** START **
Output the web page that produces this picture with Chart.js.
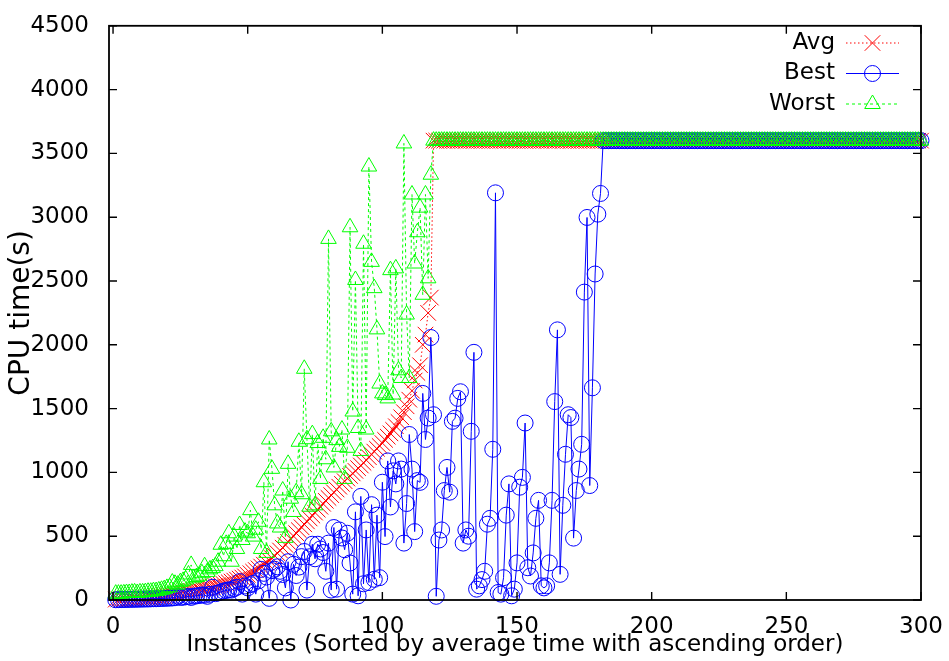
<!DOCTYPE html>
<html><head><meta charset="utf-8">
<script src="https://cdn.jsdelivr.net/npm/chart.js@4.4.0/dist/chart.umd.min.js"></script>
<style>html,body{margin:0;padding:0;background:#fff;}#c{display:block;}</style>
</head><body>
<canvas id="c" width="949" height="661"></canvas>
<script>
// ---- data ----
const seriesNames = ['Avg', 'Best', 'Worst'];
const xTickValues = [0, 50, 100, 150, 200, 250, 300];
const yTickValues = [0, 500, 1000, 1500, 2000, 2500, 3000, 3500, 4000, 4500];

const avgTime = [
  3,4,5,6,7,8,9,10,11,12, 14,15,17,19,21,23,26,29,32,36,
  40,44,48,52,56,60,64,68,72,76, 80,84,88,92,96,100,105,110,115,120,
  126,132,138,145,152,160,168,176,185,197, 210,222,235,248,262,277,293,310,328,347,
  367,388,410,432,455,478,501,524,547,570, 593,616,639,662,685,708,731,754,777,800,
  822,844,866,888,910,931,952,972,992,1012, 1033,1054,1075,1097,1119,1141,1163,1185,1207,1230,
  1255,1280,1306,1333,1362,1395,1432,1472,1518,1570, 1640,1720,1780,1840,2000,2080,2250,2370,
  3600,3600,3600,3600,3600,3600,3600,3600,3600,3600, 3600,3600,3600,3600,3600,3600,3600,3600,3600,3600,
  3600,3600,3600,3600,3600,3600,3600,3600,3600,3600, 3600,3600,3600,3600,3600,3600,3600,3600,3600,3600,
  3600,3600,3600,3600,3600,3600,3600,3600,3600,3600, 3600,3600,3600,3600,3600,3600,3600,3600,3600,3600,
  3600,3600,3600,3600,3600,3600,3600,3600,3600,3600, 3600,3600,3600,3600,3600,3600,3600,3600,3600,3600,
  3600,3600,3600,3600,3600,3600,3600,3600,3600,3600, 3600,3600,3600,3600,3600,3600,3600,3600,3600,3600,
  3600,3600,3600,3600,3600,3600,3600,3600,3600,3600, 3600,3600,3600,3600,3600,3600,3600,3600,3600,3600,
  3600,3600,3600,3600,3600,3600,3600,3600,3600,3600, 3600,3600,3600,3600,3600,3600,3600,3600,3600,3600,
  3600,3600,3600,3600,3600,3600,3600,3600,3600,3600, 3600,3600,3600,3600,3600,3600,3600,3600,3600,3600,
  3600,3600,3600,3600,3600,3600,3600,3600,3600,3600, 3600,3600,3600,3600,3600,3600,3600,3600,3600,3600,
  3600,3600
];

const bestTime = [
  2,3,3,4,4,5,5,6,6,7, 7,8,8,9,10,10,11,12,13,14,
  15,16,18,29,20,22,25,28,20,30, 32,35,40,38,29,45,100,50,55,62,
  70,75,80,78,90,100,144,46,110,95, 120,130,46,150,240,209,180,13,230,241,
  260,225,200,95,300,0,280,192,258,340, 380,78,339,437,323,437,400,372,225,446,
  78,568,85,549,486,394,523,290,46,691, 33,812,127,549,137,747,162,665,175,923,
  497,1090,729,1012,910,1090,1026,446,756,1297, 1026,536,936,922,1619,1258,1426,2057,1452,29,
  470,549,858,1039,845,1400,1425,1580,1632,446, 549,500,1322,1941,85,111,160,225,594,640,
  1181,3191,59,46,175,665,910,33,85,291, 884,961,1387,253,188,369,640,781,111,95,
  111,291,781,1555,2117,201,742,1142,1452,1430, 485,858,1026,1220,2413,2998,897,1663,2555,3024,3186,
  3600,3600,3600,3600,3600,3600,3600,3600,3600,3600, 3600,3600,3600,3600,3600,3600,3600,3600,3600,3600,
  3600,3600,3600,3600,3600,3600,3600,3600,3600,3600, 3600,3600,3600,3600,3600,3600,3600,3600,3600,3600,
  3600,3600,3600,3600,3600,3600,3600,3600,3600,3600, 3600,3600,3600,3600,3600,3600,3600,3600,3600,3600,
  3600,3600,3600,3600,3600,3600,3600,3600,3600,3600, 3600,3600,3600,3600,3600,3600,3600,3600,3600,3600,
  3600,3600,3600,3600,3600,3600,3600,3600,3600,3600, 3600,3600,3600,3600,3600,3600,3600,3600,3600,3600,
  3600,3600,3600,3600,3600,3600,3600,3600,3600,3600, 3600,3600,3600,3600,3600,3600,3600,3600,3600
];

const worstTime = [
  50,50,50,52,55,55,58,60,55,60, 60,62,65,65,70,70,75,80,85,95,
  100,137,127,120,140,150,160,200,275,170, 180,190,210,265,220,240,250,265,300,433,
  343,440,523,300,497,400,588,470,536,523, 704,497,551,613,400,923,369,1258,1028,742,
  600,568,858,487,1067,794,690,845,1240,829, 1812,1260,731,1300,742,1230,949,1271,1103,2830,
  1322,1039,1253,1200,1336,949,1193,2921,1477,2508, 1348,1168,2792,1336,3397,2650,2444,2121,1696,1619,
  1606,1580,2585,1610,2599,1800,1740,3578,2237,1740, 3178,2637,2882,3075,2392,3178,2521,3333,
  3600,3600,3600,3600,3600,3600,3600,3600,3600,3600, 3600,3600,3600,3600,3600,3600,3600,3600,3600,3600,
  3600,3600,3600,3600,3600,3600,3600,3600,3600,3600, 3600,3600,3600,3600,3600,3600,3600,3600,3600,3600,
  3600,3600,3600,3600,3600,3600,3600,3600,3600,3600, 3600,3600,3600,3600,3600,3600,3600,3600,3600,3600,
  3600,3600,3600,3600,3600,3600,3600,3600,3600,3600, 3600,3600,3600,3600,3600,3600,3600,3600,3600,3600,
  3600,3600,3600,3600,3600,3600,3600,3600,3600,3600, 3600,3600,3600,3600,3600,3600,3600,3600,3600,3600,
  3600,3600,3600,3600,3600,3600,3600,3600,3600,3600, 3600,3600,3600,3600,3600,3600,3600,3600,3600,3600,
  3600,3600,3600,3600,3600,3600,3600,3600,3600,3600, 3600,3600,3600,3600,3600,3600,3600,3600,3600,3600,
  3600,3600,3600,3600,3600,3600,3600,3600,3600,3600, 3600,3600,3600,3600,3600,3600,3600,3600,3600,3600,
  3600,3600,3600,3600,3600,3600,3600,3600,3600,3600, 3600,3600,3600,3600,3600,3600,3600,3600,3600,3600,
  3600,3600
];

// instance numbers (sorted by average time)
const instanceIds = avgTime.map((_, i) => i + 1);

// ---- styles ----
const FONT = "'DejaVu Sans', sans-serif";
const styles = {
  Avg:   { color: '#ff0000', dash: [1.5, 2.5], point: 'crossRot', radius: 11 },
  Best:  { color: '#0000ff', dash: [],        point: 'circle',   radius: 8 },
  Worst: { color: '#00ff00', dash: [3, 3],    point: 'triangle', radius: 9 }
};
const seriesValues = { Avg: avgTime, Best: bestTime, Worst: worstTime };
const drawOrder = { Avg: 3, Best: 2, Worst: 1 }; // Worst drawn on top

function pts(vals) { return vals.map((v, i) => ({ x: instanceIds[i], y: v })); }

const datasets = seriesNames.map(name => ({
  label: name,
  data: pts(seriesValues[name]),
  borderColor: styles[name].color,
  borderWidth: 1,
  borderDash: styles[name].dash,
  pointStyle: styles[name].point,
  pointRadius: styles[name].radius,
  pointBorderColor: styles[name].color,
  pointBackgroundColor: 'rgba(0,0,0,0)',
  pointBorderWidth: 1,
  tension: 0,
  fill: false,
  clip: false,
  order: drawOrder[name]
}));

function drawMarker(ctx, style, x, y, r) {
  ctx.beginPath();
  if (style === 'crossRot') {
    const d = r * Math.SQRT1_2;
    ctx.moveTo(x - d, y - d); ctx.lineTo(x + d, y + d);
    ctx.moveTo(x + d, y - d); ctx.lineTo(x - d, y + d);
  } else if (style === 'circle') {
    ctx.arc(x, y, r, 0, Math.PI * 2);
  } else {
    ctx.moveTo(x, y - r);
    ctx.lineTo(x + r * 0.866, y + r * 0.5);
    ctx.lineTo(x - r * 0.866, y + r * 0.5);
    ctx.closePath();
  }
  ctx.stroke();
}

const gnuplotFrame = {
  id: 'gnuplotFrame',
  afterDatasetsDraw(chart) {
    const { ctx, chartArea: a, scales } = chart;
    ctx.save();
    ctx.setLineDash([]);
    ctx.strokeStyle = '#000';
    ctx.lineWidth = 1.8;
    ctx.strokeRect(a.left, a.top, a.right - a.left, a.bottom - a.top);
    ctx.lineWidth = 1.4;
    ctx.beginPath();
    yTickValues.forEach(v => {
      const py = scales.y.getPixelForValue(v);
      ctx.moveTo(a.left, py); ctx.lineTo(a.left + 8, py);
      ctx.moveTo(a.right, py); ctx.lineTo(a.right - 8, py);
    });
    xTickValues.forEach(v => {
      const px = scales.x.getPixelForValue(v);
      ctx.moveTo(px, a.bottom); ctx.lineTo(px, a.bottom - 8);
      ctx.moveTo(px, a.top); ctx.lineTo(px, a.top + 8);
    });
    ctx.stroke();
    ctx.restore();
  },
  afterDraw(chart) {
    const { ctx } = chart;
    ctx.save();
    const rowsY = [43, 73.5, 104];
    seriesNames.forEach((name, i) => {
      const y = rowsY[i];
      const st = styles[name];
      ctx.fillStyle = '#000';
      ctx.font = '23px ' + FONT;
      ctx.textAlign = 'right';
      ctx.textBaseline = 'middle';
      ctx.fillText(name, 835, y);
      ctx.strokeStyle = st.color;
      ctx.lineWidth = 1;
      ctx.setLineDash(st.dash);
      ctx.beginPath();
      ctx.moveTo(846, y); ctx.lineTo(899, y);
      ctx.stroke();
      ctx.setLineDash([]);
      drawMarker(ctx, st.point, 872.5, y, st.radius);
    });
    ctx.restore();
  }
};

Chart.defaults.font.family = FONT;
Chart.defaults.font.size = 23;
Chart.defaults.color = '#000';

new Chart(document.getElementById('c'), {
  type: 'line',
  data: { datasets },
  options: {
    responsive: false,
    devicePixelRatio: 1,
    animation: false,
    events: [],
    layout: { padding: { top: 19, right: 28, left: 0, bottom: 0 } },
    plugins: { legend: { display: false }, tooltip: { enabled: false } },
    scales: {
      x: {
        type: 'linear',
        min: -1.5,
        max: 300,
        grid: { display: false },
        border: { display: false },
        afterBuildTicks: s => { s.ticks = xTickValues.map(v => ({ value: v })); },
        afterFit: s => { s.height = 61; },
        ticks: { padding: 5, font: { size: 23 }, color: '#000', maxRotation: 0,
                 callback: v => String(v) },
        title: { display: true, text: 'Instances (Sorted by average time with ascending order)',
                 font: { size: 23 }, color: '#000', padding: { top: 0, bottom: 2 } }
      },
      y: {
        type: 'linear',
        min: 0,
        max: 4500,
        grid: { display: false },
        border: { display: false },
        afterBuildTicks: s => { s.ticks = yTickValues.map(v => ({ value: v })); },
        afterFit: s => { s.width = 109; },
        ticks: { padding: 12, font: { size: 23 }, color: '#000', callback: v => String(v) },
        title: { display: true, text: 'CPU time(s)', font: { size: 28 }, color: '#000',
                 padding: { top: 5, bottom: 0 } }
      }
    }
  },
  plugins: [gnuplotFrame]
});
</script>
</body></html>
** END **
Write out nothing but the lines from the start of the data through the line with "3500, 4000, 4500];". Leave out the pictures.

◆ In response:
Output the web page that produces this picture with Chart.js.
<!DOCTYPE html>
<html><head><meta charset="utf-8">
<script src="https://cdn.jsdelivr.net/npm/chart.js@4.4.0/dist/chart.umd.min.js"></script>
<style>html,body{margin:0;padding:0;background:#fff;}#c{display:block;}</style>
</head><body>
<canvas id="c" width="949" height="661"></canvas>
<script>
// ---- data ----
const seriesNames = ['Avg', 'Best', 'Worst'];
const xTickValues = [0, 50, 100, 150, 200, 250, 300];
const yTickValues = [0, 500, 1000, 1500, 2000, 2500, 3000, 3500, 4000, 4500];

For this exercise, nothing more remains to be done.